WORKING DATA =>
· · · ·
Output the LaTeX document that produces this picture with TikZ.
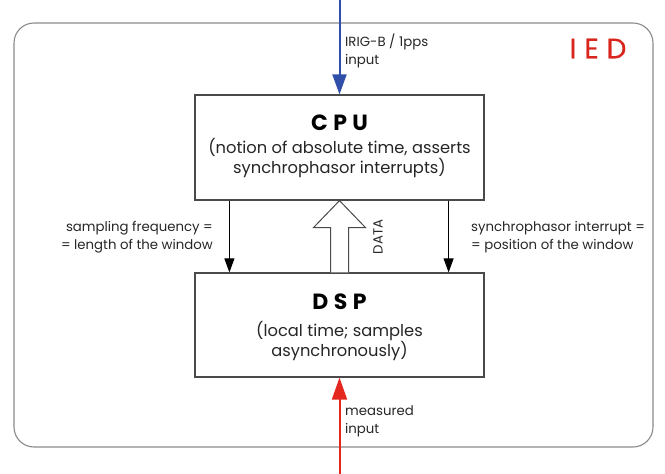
\documentclass[tikz,border=0pt]{standalone}
\usepackage{fontspec}
\setmainfont{Poppins}
\usetikzlibrary{arrows.meta,calc}

\definecolor{frame}{HTML}{8A8A8A}
\definecolor{boxline}{HTML}{4A4A4A}
\definecolor{syncblue}{HTML}{2F4FA8}
\definecolor{measred}{HTML}{E5281F}
\definecolor{iedred}{HTML}{D8261E}

\tikzset{
  unitbox/.style={draw=boxline, line width=1.2pt, fill=white,
    minimum width=289pt, inner sep=0pt},
  titletext/.style={font=\fontsize{22}{26}\selectfont\bfseries\addfontfeatures{LetterSpace=25}},
  subtext/.style={font=\fontsize{16.3}{20.5}\selectfont, align=center, text=black!85},
  lbl/.style={font=\fontsize{13.3}{18}\selectfont, text=black!85, inner sep=0pt},
  ctrl/.style={draw=black, line width=0.9pt, -{Triangle[length=14pt,width=10pt]}},
  syncin/.style={draw=syncblue, line width=2pt, -{Triangle[length=20pt,width=14pt]}},
  measin/.style={draw=measred, line width=2pt, -{Triangle[length=22pt,width=15pt]}},
}

\begin{document}
\begin{tikzpicture}[x=1pt,y=-1pt]
  \useasboundingbox (0,0) rectangle (665,474);

  % IED enclosure
  \draw[frame, line width=1.1pt, rounded corners=20pt] (14,23) rectangle (653,447);
  \node[text=iedred, font=\fontsize{28}{30}\selectfont\addfontfeatures{LetterSpace=28,FakeBold=0.6}, inner sep=0pt]
    (ied) at (598,48.5) {IED};

  % processing units
  \node[unitbox, minimum height=105pt] (cpu) at (339.5,147.5) {};
  \node[unitbox, minimum height=104pt] (dsp) at (339.5,325) {};

  \node[titletext] (cputitle) at (339.5,123) {CPU};
  \node[subtext] (cpusub) at (339.5,158) {(notion of absolute time, asserts\\synchrophasor interrupts)};
  \node[titletext] (dsptitle) at (339.5,302) {DSP};
  \node[subtext] (dspsub) at (339.5,341) {(local time; samples\\asynchronously)};

  % external inputs
  \coordinate (irigsrc) at (339.5,0);
  \coordinate (meassrc) at (339.5,474);
  \draw[syncin] (irigsrc) -- (cpu.north);
  \draw[measin] (meassrc) -- (dsp.south);
  \node[lbl, anchor=west, align=left] (iriglbl) at (345,51) {IRIG-B / 1pps\\input};
  \node[lbl, anchor=west, align=left] (measlbl) at (345,421) {measured\\input};

  % control signals CPU -> DSP
  \coordinate (lt) at ($(cpu.south west)+(35,0)$);
  \coordinate (lb) at ($(dsp.north west)+(35,0)$);
  \coordinate (rt) at ($(cpu.south east)+(-36,0)$);
  \coordinate (rb) at ($(dsp.north east)+(-36,0)$);
  \draw[ctrl] (lt) -- (lb);
  \draw[ctrl] (rt) -- (rb);
  \node[lbl, anchor=east, align=right] (freqlbl) at (213,237)
    {sampling frequency =\\= length of the window};
  \node[lbl, anchor=west, align=left] (intlbl) at (471,237)
    {synchrophasor interrupt =\\= position of the window};

  % data path DSP -> CPU (hollow arrow)
  \draw[boxline, line width=1pt, fill=white]
    ($(dsp.north)+(-9,0)$) -- ($(cpu.south)+(-9,27)$) -- ($(cpu.south)+(-26,27)$)
    -- (cpu.south) -- ($(cpu.south)+(26,27)$) -- ($(cpu.south)+(9,27)$)
    -- ($(dsp.north)+(9,0)$);
  \node[lbl, rotate=90] (datalbl) at (378,237) {DATA};
\end{tikzpicture}
\end{document}
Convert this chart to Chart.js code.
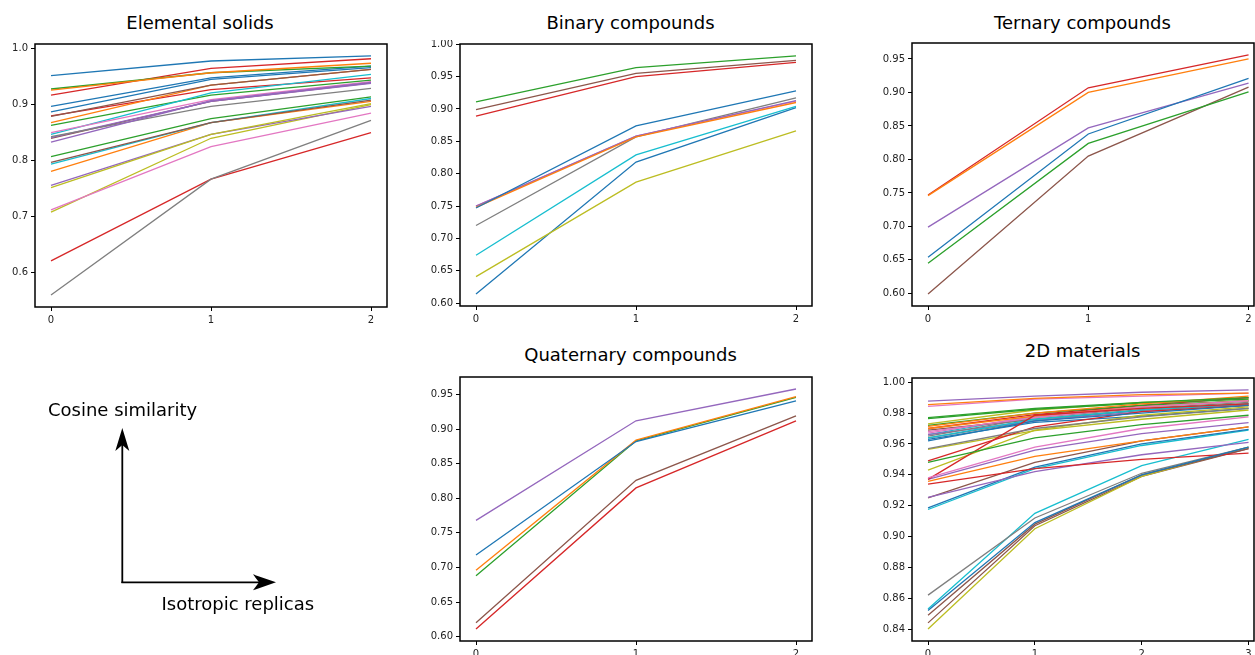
<!DOCTYPE html>
<html>
<head>
<meta charset="utf-8">
<script src="https://cdn.jsdelivr.net/npm/chart.js@4.4.1/dist/chart.umd.min.js"></script>
<style>
  html, body { margin: 0; padding: 0; background: #fff; width: 1255px; height: 655px; overflow: hidden; position: relative; font-family: "DejaVu Sans", sans-serif; }
  canvas { position: absolute; }
  .title { position: absolute; font-size: 18px; line-height: 18px; white-space: nowrap; color: #000; transform: translateX(-50%); }
  .label { position: absolute; font-size: 18px; line-height: 18px; white-space: nowrap; color: #000; }
</style>
</head>
<body>
<script>
// matplotlib tab10 colour cycle
const tab10 = ["#1f77b4", "#ff7f0e", "#2ca02c", "#d62728", "#9467bd", "#8c564b", "#e377c2", "#7f7f7f", "#bcbd22", "#17becf"];

const titles = ["Elemental solids", "Binary compounds", "Ternary compounds", "Quaternary compounds", "2D materials"];
const axisLabels = ["Cosine similarity", "Isotropic replicas"];

// cosine similarity per replica count, one row per structure
const elementalSolids = [
  [0.951, 0.977, 0.986], [0.925, 0.956, 0.973], [0.927, 0.956, 0.968], [0.916, 0.964, 0.981], [0.832, 0.906, 0.939],
  [0.878, 0.934, 0.962], [0.849, 0.908, 0.940], [0.842, 0.896, 0.928], [0.751, 0.846, 0.901], [0.846, 0.920, 0.953],
  [0.896, 0.947, 0.968], [0.867, 0.934, 0.962], [0.862, 0.916, 0.943], [0.879, 0.926, 0.947], [0.755, 0.846, 0.896],
  [0.796, 0.867, 0.907], [0.711, 0.824, 0.884], [0.559, 0.766, 0.871], [0.707, 0.839, 0.899], [0.793, 0.867, 0.910],
  [0.886, 0.944, 0.965], [0.780, 0.867, 0.905], [0.806, 0.874, 0.913], [0.620, 0.766, 0.849], [0.840, 0.905, 0.937],
  [0.839, 0.905, 0.938]
];

const binaryCompounds = [
  [0.747, 0.874, 0.928], [0.748, 0.857, 0.910], [0.911, 0.964, 0.982], [0.889, 0.950, 0.972], [0.750, 0.858, 0.913],
  [0.899, 0.955, 0.975], [0.750, 0.858, 0.912], [0.720, 0.857, 0.917], [0.641, 0.787, 0.866], [0.674, 0.829, 0.904],
  [0.614, 0.818, 0.902]
];

const ternaryCompounds = [
  [0.654, 0.838, 0.921], [0.746, 0.900, 0.950], [0.645, 0.824, 0.901], [0.747, 0.907, 0.956], [0.699, 0.847, 0.914],
  [0.599, 0.805, 0.908]
];

const quaternaryCompounds = [
  [0.718, 0.882, 0.941], [0.696, 0.884, 0.947], [0.688, 0.883, 0.946], [0.611, 0.815, 0.912], [0.768, 0.912, 0.958],
  [0.620, 0.826, 0.919]
];

const materials2D = [
  [0.852, 0.909, 0.940, 0.958], [0.9357, 0.952, 0.962, 0.971], [0.948, 0.964, 0.9725, 0.9786], [0.934, 0.944, 0.950, 0.954], [0.9253, 0.942, 0.953, 0.961],
  [0.849, 0.908, 0.940, 0.957], [0.938, 0.958, 0.970, 0.9775], [0.862, 0.912, 0.941, 0.958], [0.840, 0.905, 0.939, 0.958], [0.853, 0.915, 0.946, 0.963],
  [0.9186, 0.945, 0.960, 0.9695], [0.9855, 0.9895, 0.992, 0.993], [0.977, 0.983, 0.987, 0.990], [0.937, 0.9786, 0.983, 0.986], [0.937, 0.956, 0.9667, 0.9738],
  [0.844, 0.907, 0.939, 0.957], [0.9844, 0.989, 0.991, 0.993], [0.957, 0.970, 0.9775, 0.983], [0.943, 0.969, 0.9786, 0.984], [0.9175, 0.944, 0.959, 0.969],
  [0.962, 0.975, 0.980, 0.985], [0.9714, 0.980, 0.986, 0.991], [0.9764, 0.9825, 0.9865, 0.989], [0.949, 0.971, 0.981, 0.985], [0.9877, 0.991, 0.9935, 0.995],
  [0.925, 0.948, 0.962, 0.971], [0.968, 0.977, 0.984, 0.988], [0.965, 0.977, 0.983, 0.987], [0.9565, 0.9686, 0.976, 0.982], [0.964, 0.976, 0.982, 0.986],
  [0.963, 0.974, 0.978, 0.983], [0.970, 0.978, 0.984, 0.988], [0.972, 0.980, 0.985, 0.988], [0.970, 0.979, 0.985, 0.990], [0.966, 0.975, 0.981, 0.985],
  [0.969, 0.976, 0.982, 0.986], [0.967, 0.978, 0.985, 0.990], [0.964, 0.975, 0.982, 0.986], [0.973, 0.982, 0.987, 0.989], [0.966, 0.978, 0.984, 0.988]
];

const yTickSteps = [0.1, 0.05, 0.05, 0.05, 0.02];
const yTickDecimals = [1, 2, 2, 2, 2];

// axes boxes in page pixels: left, top, right, bottom (right-hand panels are cut by the page edge)
const panels = [
  { data: elementalSolids,     box: [35, 44, 387, 307],    xMax: null,  titleX: 200,    titleTop: 14 },
  { data: binaryCompounds,     box: [460, 44, 812, 306],   xMax: null,  titleX: 630.5,  titleTop: 14 },
  { data: ternaryCompounds,    box: [912, 43, 1254, 306],  xMax: 2.034, titleX: 1082.5, titleTop: 14 },
  { data: quaternaryCompounds, box: [460, 377, 812, 641],  xMax: null,  titleX: 630.5,  titleTop: 345.5 },
  { data: materials2D,         box: [912, 378, 1254, 641], xMax: 3.051, titleX: 1082.5, titleTop: 342 }
];

const YW = 48, XH = 24, PADT = 4, PADR = 6;

const framePlugin = {
  id: 'frame',
  afterDraw(chart) {
    const a = chart.chartArea, ctx = chart.ctx;
    ctx.save();
    ctx.strokeStyle = '#000';
    ctx.lineWidth = 1.5;
    ctx.strokeRect(a.left, a.top, a.right - a.left, a.bottom - a.top);
    ctx.restore();
  }
};

panels.forEach((p, k) => {
  const [l, t, r, b] = p.box;
  const canvas = document.createElement('canvas');
  canvas.width = (r - l) + YW + PADR;
  canvas.height = (b - t) + PADT + XH;
  canvas.style.left = (l - YW) + 'px';
  canvas.style.top = (t - PADT) + 'px';
  document.body.appendChild(canvas);

  const title = document.createElement('div');
  title.className = 'title';
  title.textContent = titles[k];
  title.style.left = p.titleX + 'px';
  title.style.top = p.titleTop + 'px';
  document.body.appendChild(title);

  // matplotlib-style 5% margins around the data
  const all = p.data.flat();
  const lo = Math.min(...all), hi = Math.max(...all);
  const n = p.data[0].length - 1;

  new Chart(canvas, {
    type: 'line',
    data: {
      datasets: p.data.map((row, i) => ({
        data: row.map((v, j) => ({ x: j, y: v })),
        borderColor: tab10[i % 10],
        borderWidth: 1.3,
        pointRadius: 0,
        fill: false,
        tension: 0
      }))
    },
    options: {
      responsive: false,
      animation: false,
      layout: { padding: { top: PADT, right: PADR, left: 0, bottom: 0 }, autoPadding: false },
      plugins: { legend: { display: false }, tooltip: { enabled: false } },
      scales: {
        x: {
          type: 'linear',
          min: -0.05 * n, max: p.xMax !== null ? p.xMax : n * 1.05,
          afterFit(s) { s.height = XH; s.paddingLeft = 0; s.paddingRight = 0; },
          border: { display: false },
          grid: { drawOnChartArea: false, tickLength: 4, color: '#000', tickColor: '#000' },
          ticks: { stepSize: 1, includeBounds: false, padding: 3, color: '#222', font: { family: 'DejaVu Sans', size: 10 }, maxRotation: 0, callback: v => v.toFixed(0) }
        },
        y: {
          min: lo - 0.05 * (hi - lo), max: hi + 0.05 * (hi - lo),
          afterFit(s) { s.width = YW; s.paddingTop = 0; s.paddingBottom = 0; },
          border: { display: false },
          grid: { drawOnChartArea: false, tickLength: 4, color: '#000', tickColor: '#000' },
          ticks: { stepSize: yTickSteps[k], includeBounds: false, padding: 3, color: '#222', font: { family: 'DejaVu Sans', size: 10 }, callback: v => v.toFixed(yTickDecimals[k]) }
        }
      }
    },
    plugins: [framePlugin]
  });
});

// axis direction sketch in the empty slot
const svgNS = 'http://www.w3.org/2000/svg';
const svg = document.createElementNS(svgNS, 'svg');
svg.setAttribute('width', 1255);
svg.setAttribute('height', 655);
svg.style.position = 'absolute';
svg.style.left = '0';
svg.style.top = '0';
svg.innerHTML =
  '<line x1="122.3" y1="583" x2="122.3" y2="440" stroke="#000" stroke-width="1.8"/>' +
  '<polygon points="122.3,428 115.3,451 122.3,445 129.3,451" fill="#000"/>' +
  '<line x1="121.4" y1="582.3" x2="262" y2="582.3" stroke="#000" stroke-width="1.8"/>' +
  '<polygon points="276,582.3 253,574.3 259,582.3 253,590.3" fill="#000"/>';
document.body.appendChild(svg);

[[axisLabels[0], 48, 401], [axisLabels[1], 161.5, 595]].forEach(([txt, x, y]) => {
  const d = document.createElement('div');
  d.className = 'label';
  d.textContent = txt;
  d.style.left = x + 'px';
  d.style.top = y + 'px';
  document.body.appendChild(d);
});
</script>
</body>
</html>
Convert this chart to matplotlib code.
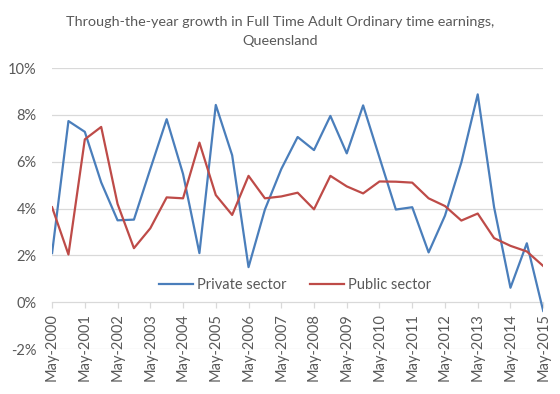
import matplotlib
matplotlib.use("Agg")
import matplotlib.pyplot as plt
import numpy as np

# half-yearly observations, May-2000 .. May-2015
years = list(range(2000, 2016))
tick_labels = ["May-{}".format(y) for y in years]

private_sector = [2.10, 7.74, 7.28, 5.12, 3.50, 3.53, 5.69, 7.82, 5.48, 2.10,
                  8.43, 6.28, 1.50, 3.96, 5.69, 7.06, 6.50, 7.96, 6.36, 8.41,
                  6.18, 3.96, 4.06, 2.13, 3.70, 5.97, 8.88, 4.06, 0.62, 2.52,
                  -0.37]
public_sector = [4.06, 2.04, 6.96, 7.49, 4.20, 2.31, 3.16, 4.48, 4.44, 6.82,
                 4.58, 3.73, 5.40, 4.44, 4.52, 4.68, 3.97, 5.40, 4.95, 4.65,
                 5.16, 5.15, 5.11, 4.44, 4.11, 3.49, 3.79, 2.74, 2.41, 2.17,
                 1.55]

plt.rcParams['font.family'] = ['Lato', 'DejaVu Sans']
text_col = '#595959'
grid_col = '#d9d9d9'

fig = plt.figure(figsize=(5.6, 3.94), dpi=100)
ax = fig.add_axes([0.093, 0.114, 0.877, 0.713])

x = np.arange(len(private_sector))
ax.plot(x, private_sector, color='#4a7ebb', lw=1.6, label='Private sector', zorder=3)
ax.plot(x, public_sector, color='#be4b48', lw=1.6, label='Public sector', zorder=3)

ax.set_xlim(0, len(x) - 1)
ax.set_ylim(-2, 10)
ax.set_yticks(np.arange(-2, 11, 2))
ax.set_yticklabels(["{}%".format(v) for v in range(-2, 11, 2)])
ax.set_xticks(x[::2])
ax.set_xticklabels(tick_labels)

for v in range(-2, 11, 2):
    if v != 0:
        ax.axhline(v, color=grid_col, lw=0.9, zorder=0)

for s in ['top', 'right', 'left']:
    ax.spines[s].set_visible(False)
ax.spines['bottom'].set_position(('data', 0))
ax.spines['bottom'].set_color(grid_col)
ax.spines['bottom'].set_linewidth(0.9)

ax.tick_params(axis='y', length=0, pad=11, labelsize=10.5, labelcolor=text_col)
ax.tick_params(axis='x', direction='out', length=4, color=grid_col, width=0.9,
               pad=4, labelsize=10.5, labelcolor=text_col, labelrotation=90)
for lbl in ax.get_xticklabels():
    lbl.set_va('top')
    lbl.set_ha('center')

leg = ax.legend(loc='center', bbox_to_anchor=(0.495, 0.228), ncol=2, frameon=False,
                fontsize=10.5, handlelength=2.3, columnspacing=1.6, handletextpad=0.3)
for t in leg.get_texts():
    t.set_color(text_col)

fig.text(0.5, 0.92, "Through-the-year growth in Full Time Adult Ordinary time earnings,\nQueensland",
         ha='center', va='center', fontsize=10.4, color=text_col, linespacing=1.75)

fig.savefig("out.png", dpi=100)
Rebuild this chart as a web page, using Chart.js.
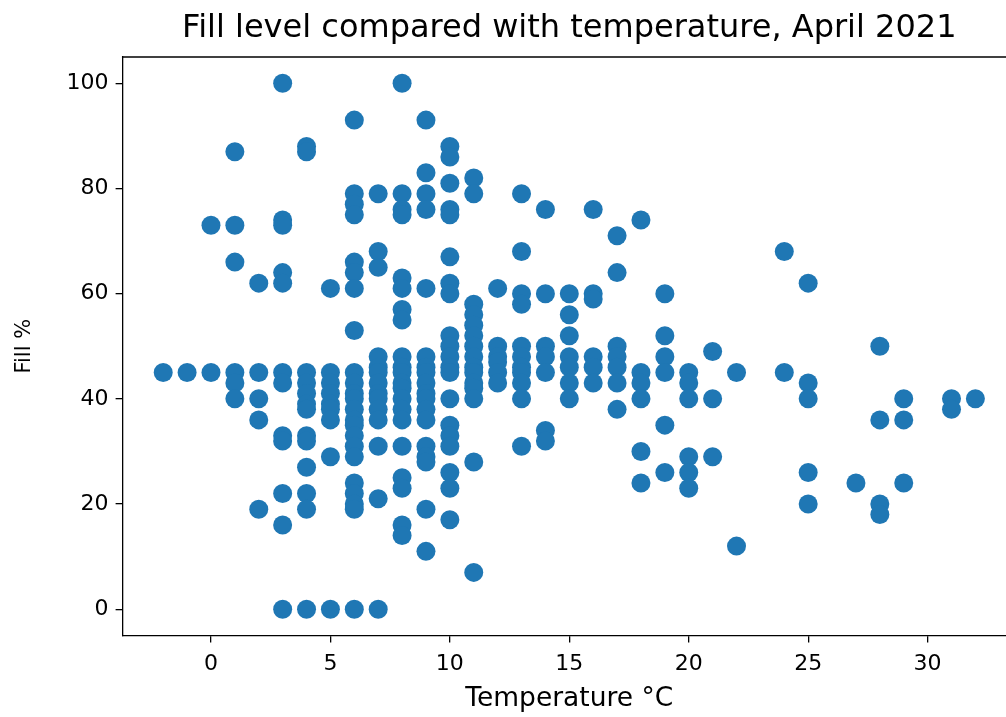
· · · ·
EXERCISE =>
Look above and copy only the lines from the one holding "Convert this chart to matplotlib code." to the one holding "ax.set_xticklabels(tick_labels)", both included, exactly, minus the pictures.

SOLUTION TO THE EXERCISE =>
Convert this chart to matplotlib code.
import matplotlib
matplotlib.use("Agg")
import matplotlib.pyplot as plt
import numpy as np

# half-yearly observations, May-2000 .. May-2015
years = list(range(2000, 2016))
tick_labels = ["May-{}".format(y) for y in years]

private_sector = [2.10, 7.74, 7.28, 5.12, 3.50, 3.53, 5.69, 7.82, 5.48, 2.10,
                  8.43, 6.28, 1.50, 3.96, 5.69, 7.06, 6.50, 7.96, 6.36, 8.41,
                  6.18, 3.96, 4.06, 2.13, 3.70, 5.97, 8.88, 4.06, 0.62, 2.52,
                  -0.37]
public_sector = [4.06, 2.04, 6.96, 7.49, 4.20, 2.31, 3.16, 4.48, 4.44, 6.82,
                 4.58, 3.73, 5.40, 4.44, 4.52, 4.68, 3.97, 5.40, 4.95, 4.65,
                 5.16, 5.15, 5.11, 4.44, 4.11, 3.49, 3.79, 2.74, 2.41, 2.17,
                 1.55]

plt.rcParams['font.family'] = ['Lato', 'DejaVu Sans']
text_col = '#595959'
grid_col = '#d9d9d9'

fig = plt.figure(figsize=(5.6, 3.94), dpi=100)
ax = fig.add_axes([0.093, 0.114, 0.877, 0.713])

x = np.arange(len(private_sector))
ax.plot(x, private_sector, color='#4a7ebb', lw=1.6, label='Private sector', zorder=3)
ax.plot(x, public_sector, color='#be4b48', lw=1.6, label='Public sector', zorder=3)

ax.set_xlim(0, len(x) - 1)
ax.set_ylim(-2, 10)
ax.set_yticks(np.arange(-2, 11, 2))
ax.set_yticklabels(["{}%".format(v) for v in range(-2, 11, 2)])
ax.set_xticks(x[::2])
ax.set_xticklabels(tick_labels)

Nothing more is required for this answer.